- Poster
- Directed by: R. S. Boovan
- Written by: R. S. Boovan
- Produced by: P. Jayaraman
- Starring: Sarathkumar; Heera;
- Cinematography: M. Chandramouli
- Edited by: Ashok Mehtha
- Music by: Deva
- Production company: Supreme Movies
- Release date: 18 June 1993;
- Country: India
- Language: Tamil

= Munarivippu =

Munarivippu is a 1993 Indian Tamil-language action thriller film directed by Bhuvan in his debut. The film stars Sarathkumar and Heera, while Napoleon, Chinni Jayanth and S. S. Chandran play supporting roles.

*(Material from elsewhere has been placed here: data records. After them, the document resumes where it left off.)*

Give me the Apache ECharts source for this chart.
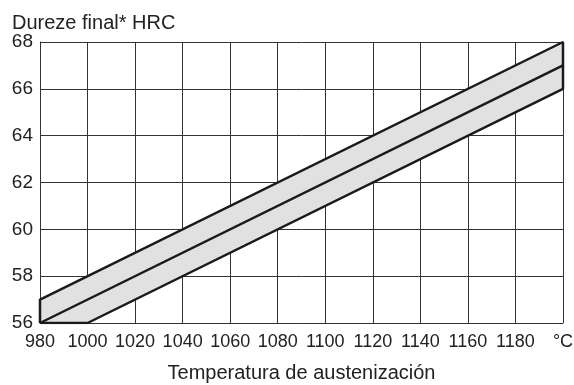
<!DOCTYPE html>
<html>
<head>
<meta charset="utf-8">
<script src="https://cdn.jsdelivr.net/npm/echarts@6/dist/echarts.min.js"></script>
<style>
  html, body { margin: 0; padding: 0; background: #fff; }
  #chart { width: 574px; height: 385px; }
</style>
</head>
<body>
<div id="chart"></div>
<script>
// hardness band: final hardness (HRC) vs austenitizing temperature (°C)
const upperEdge = [[980, 57], [1200, 68]]
const middleLine = [[980, 56], [1200, 67]]
const lowerEdge = [[1000, 56], [1200, 66]]
const xTicks = [980, 1000, 1020, 1040, 1060, 1080, 1100, 1120, 1140, 1160, 1180, 1200]
const yTicks = [56, 58, 60, 62, 64, 66, 68]

// closed outline of the band, built from the edges
const bandOutline = [
  [980, 56],
  ...upperEdge,
  ...lowerEdge.slice().reverse(),
  [980, 56]
]

const font = 'Liberation Sans, Arial, sans-serif'
const chart = echarts.init(document.getElementById('chart'))

chart.setOption({
  animation: false,
  title: {
    text: 'Dureze final* HRC',
    left: 7, top: 8,
    textStyle: { fontFamily: font, fontSize: 20, fontWeight: 'normal', color: '#222' }
  },
  grid: { left: 40, right: 11, top: 42, bottom: 62, outerBoundsMode: 'none', containLabel: false },
  xAxis: {
    type: 'value',
    min: xTicks[0], max: xTicks[xTicks.length - 1], interval: 20,
    name: 'Temperatura de austenización',
    nameLocation: 'middle', nameGap: 40,
    nameTextStyle: { fontFamily: font, fontSize: 20, color: '#222' },
    axisLine: { lineStyle: { color: '#333', width: 1 } },
    axisTick: { show: false },
    axisLabel: {
      fontFamily: font, fontSize: 18, color: '#222', margin: 10,
      formatter: v => (v === 1200 ? '°C' : String(v))
    },
    splitLine: { show: true, lineStyle: { color: '#333', width: 1 } }
  },
  yAxis: {
    type: 'value',
    min: yTicks[0], max: yTicks[yTicks.length - 1], interval: 2,
    axisLine: { show: true, lineStyle: { color: '#333', width: 1 } },
    axisTick: { show: false },
    axisLabel: { fontFamily: font, fontSize: 19, color: '#222', margin: 7 },
    splitLine: { show: true, lineStyle: { color: '#333', width: 1 } }
  },
  series: [
    {
      // grey fill of the band
      type: 'custom',
      renderItem: (params, api) => ({
        type: 'polygon',
        shape: { points: bandOutline.map(p => api.coord(p)) },
        style: { fill: '#e1e1e1' }
      }),
      data: [0],
      z: 1
    },
    {
      type: 'line',
      data: bandOutline,
      symbol: 'none',
      lineStyle: { color: '#1a1a1a', width: 2.5 },
      z: 3
    },
    {
      type: 'line',
      data: middleLine,
      symbol: 'none',
      lineStyle: { color: '#1a1a1a', width: 2.5 },
      z: 3
    }
  ]
})
</script>
</body>
</html>
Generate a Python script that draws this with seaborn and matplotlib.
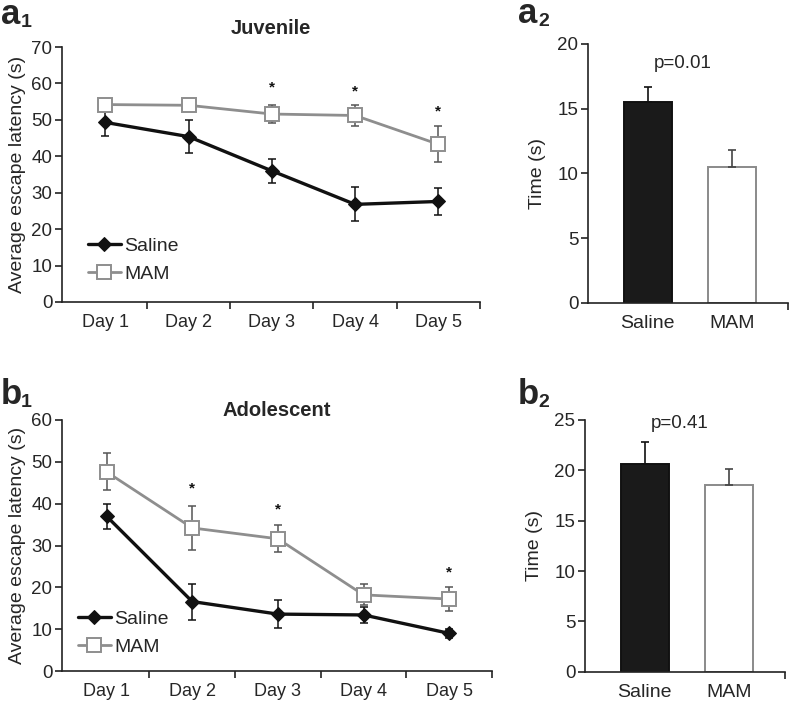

It was released on 18 June 1993.

== Cast ==
- Sarathkumar as Gopi
- Heera as Padma
- Napoleon as Ranjith
- Chinni Jayanth

== Production ==
R. S. Bhuvan, who previously assisted R. K. Selvamani, made his directorial debut with this film.

== Music ==
The music was composed by Deva and lyrics written by Vaali.

| Song | Singers |
|---|---|
| "Thottathellam" | Sunandha |
| "Nee Thaane" | S. Janaki |
| "Kettuko En Paattu" | S. Janaki |
| "Kannil Ner Ennadi" | Minmini |

== Reception ==
Malini Mannath of The Indian Express wrote that the director "could have done a better job on his screenplay and treatment and avoided the jerky narration and hotch-potch of situations". R. P. R. of Kalki lauded the fight sequences taking place in a location resembling the Guna Caves, but wrote that there was otherwise nothing spectacular about the film.